The reasons for slowing price riese are often specific to individual items.

For example, the drop in the price of olive oil is primarily the result of a recovery in harvests after some particularly bad years of heatwaves and drought in Greece and Turkey.

Clothing and footwear prices fell by 0.6% in the year to November compared to a rise of 0.3% in October.

This has been linked to shops bringing forward Black Friday discounts due to weak sales as shoppers struggle with the cost of living pressures.

Lucy Fairs smiling at the club

Lucy says home bakers are making the most of what they have

Consumers, too, have changed their habits owing to the financial climate of recent years.

Lucy Fairs, who helps run a cake-sharing social club, called Band of Bakers in Camberwell, London, said that, over the last five years, they had started using what they already had in their cupboards, rather than buying extra special ingredients.

Costa Christou smiling in a Christmas jumper.

Costa Christou says he chooses recipes carefully

"When I chose a recipe for today, I thought of the theme - but, more so, I thought of what I already had in my pantry," said club member Costa Christou.

Impact on borrowing and saving

The rising cost of goods and services has an impact on the money you save or earn. Inflation erodes the spending power of money you've got saved and - unless you get a pay rise - of your salary.

Analysts say the latest inflation data strengthens the likelihood of a cut in interest rates by the Bank of England's Monetary Policy Committee on Thursday.

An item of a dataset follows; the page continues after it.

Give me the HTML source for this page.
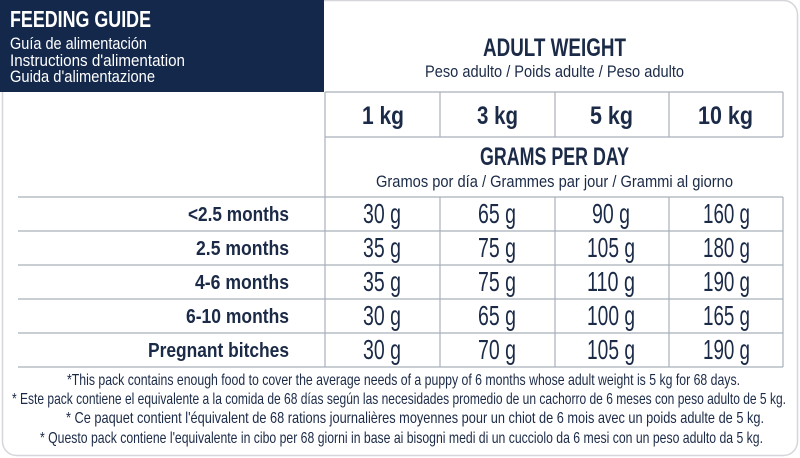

That should make it cheaper for consumers to borrow money, but bring lower returns for savers.

"Lower inflation is good news for household budgets, but it is a different story for savers," said Sally Conway, savings commentator at Shawbrook Bank.

"Some savings will inevitably take a hit over Christmas. The key is what happens next. Once the dust settles, it's worth checking whether remaining cash is working hard enough."

Policymakers are trying to encourage more people to invest their money in stocks and shares - which they say is likely to bring higher returns over time than cash savings.

It is why the Financial Conduct Authority has given the go-ahead for targeted support - a scheme that, for the first time, allows banks and financial firms to give suggestions about where to invest your money.